The day will be forever etched in my memory and in the deep and hidden places of my heart. It was November 29, 2015. A year ago yesterday. I’d been at prison for several hours when I got the call to the warden’s office. This is never a good thing. The news had come, and it was going to hit even harder. A mother’s teenage son had been killed in a gang fight. But not any mother… P was one who had already felt the shattering loss of a child due to the brutality of her boyfriend. That horrific incident landed her in prison, and now she’d lost yet another. With my heart breaking, I called this young mom to the chapel. I met her at the gate, and the short 25-30 steps to the chapel door seemed like a marathon. Her eyes searched mine; my voice gave way. How would I ever find the words? But more importantly, how could I ever convince her that God was good. That God loved her. That God was faithful and could be trusted. How would I ever… I sat with P about two hours on the floor of my office in the chapel. We wept together. Two mothers’ tears mingled, and her loss was my loss. Her pain was my pain. And God’s arms held both of us.

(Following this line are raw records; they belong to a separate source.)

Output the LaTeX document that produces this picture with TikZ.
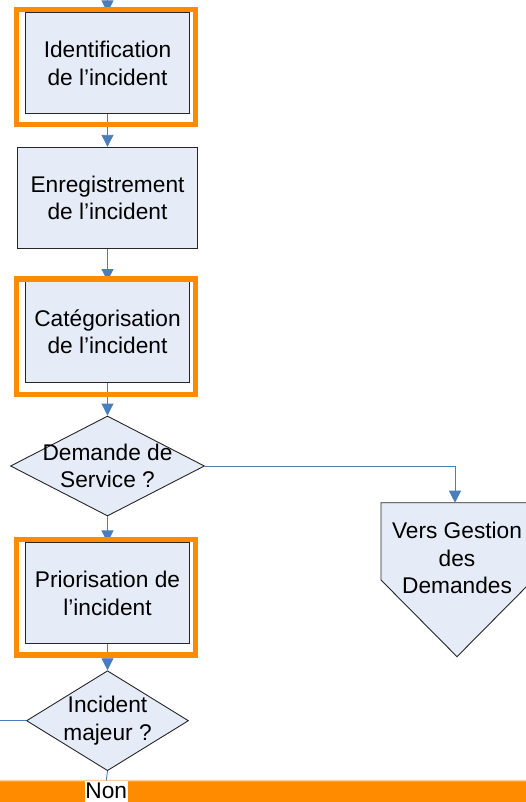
\documentclass[tikz,border=0pt]{standalone}
\usepackage{fontspec}
\setmainfont{Liberation Sans}
\usetikzlibrary{arrows.meta,shapes.geometric}
\definecolor{IncidentOrange}{HTML}{FF8C00}
\definecolor{BoxFill}{HTML}{E6ECF7}
\definecolor{FlowBlue}{HTML}{4A7EBB}
\tikzset{
  procbox/.style={draw=black!85, fill=BoxFill, line width=0.9, align=center, inner sep=0, minimum height=101},
  decision/.style={diamond, draw=black!85, fill=BoxFill, line width=0.9, inner sep=0},
  orangeframe/.style={draw=IncidentOrange, line width=5.3, minimum width=178.7, minimum height=115.3, inner sep=0},
  flow/.style={draw=FlowBlue, line width=0.9, -{Triangle[width=12pt,length=12pt]}},
  plainflow/.style={draw=FlowBlue, line width=0.9}
}
\begin{document}
\begin{tikzpicture}[x=1pt,y=-1pt,font=\fontsize{22.7}{27.5}\selectfont]
        \clip (0,0) rectangle (526,802);
        \coordinate (entree) at (107.5,0);
        \coordinate (sortie) at (0,720.7);
        \coordinate (vgtop) at (455,502.7);
        \node[procbox, minimum width=164.3] (ident) at (107.5,63.4) {Identification\\de l’incident};
        \node[procbox, minimum width=180.4] (enreg) at (107.5,197.8) {Enregistrement\\de l’incident};
        \node[procbox, minimum width=164.3] (categ) at (107.5,332) {Catégorisation\\de l’incident};
        \node[decision, minimum width=194, minimum height=100, label={[align=center]center:Demande de\\Service ?}] (demande) at (107.5,466) {};
        \node[procbox, minimum width=164.3] (prior) at (107.5,593.4) {Priorisation de\\l’incident};
        \node[decision, minimum width=162, minimum height=100, label={[align=center]center:Incident\\majeur ?}] (majeur) at (107.5,720.7) {};
        \draw[draw=black!85, fill=BoxFill, line width=0.9] (381,502.7) -- (533,502.7) -- (533,580) -- (457,656.7) -- (381,580) -- cycle;
        \node[align=center] (versgestion) at (457,558) {Vers Gestion\\des\\Demandes};
        \draw[flow] (entree) -- (ident.north);
        \draw[flow] (ident.south) -- (enreg.north);
        \draw[flow] (enreg.south) -- (categ.north);
        \draw[flow] (categ.south) -- (demande.north);
        \draw[flow] (demande.east) -| (vgtop);
        \draw[flow] (demande.south) -- (prior.north);
        \draw[flow] (prior.south) -- (majeur.north);
        \draw[plainflow] (majeur.west) -- (sortie);
        \node[orangeframe] (identframe) at (106,67) {};
        \node[orangeframe] (categframe) at (106,336.6) {};
        \node[orangeframe] (priorframe) at (106,597.2) {};
        \fill[IncidentOrange] (0,781.5) rectangle (526,802);
        \shade[top color=white, bottom color=IncidentOrange] (0,778.8) rectangle (526,781.6);
        \node[fill=white, inner xsep=0.6, inner ysep=0, anchor=base, text height=17.5, text depth=5] (non) at (106.3,798) {Non};
        \draw[plainflow] (majeur.south) -- (non.north);
    \end{tikzpicture}
\end{document}
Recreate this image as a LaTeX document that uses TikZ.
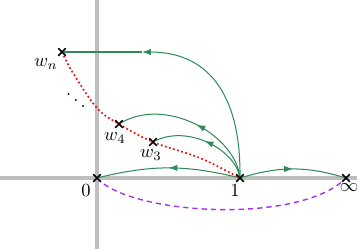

With Christmas just around the corner, I knew it would be harder than ever for P. I checked on her frequently and prayed for her as if her life depended on it because it did. I asked her to attend the Christmas program at the chapel, and I told her I would sit with her. She did, and I did. And once again, we wept together as we were reminded that a baby changes everything.
Fast forward to yesterday when once again I met P at the chapel gate. This time she wanted to come see me. The smile she wore reached all the way to her eyes, and I had no doubt to her heart as well. We chatted like old friends, and I marveled at our mighty God who works in ways I can’t fathom. P told me there were so many things she wanted me to know… things she had learned about God in the last year. “Miss Trae, I’ve been reading the Bible you gave me.” “God is so good. I’ve been telling my momma about Him, and she has started going to church, and my younger son, too.” She chatted on, “I’ve discovered God is faithful, and I can trust Him.” And then the words I so desperately wanted to hear her say, “Miss Trae, God loves me.” Yes, P. He does.
And so yesterday P was the messenger instead of me. And her message was the Gospel in its simplest form. The Gospel is about finding Life through death. We don’t experience Love without loss.
And so I want to remind you: The hurting world is not limited to places behind fences, and I am not the only one called to be a messenger.
Go tell it on the mountain, over the hills and everywhere.
Go tell it on the mountain that Jesus Christ is born.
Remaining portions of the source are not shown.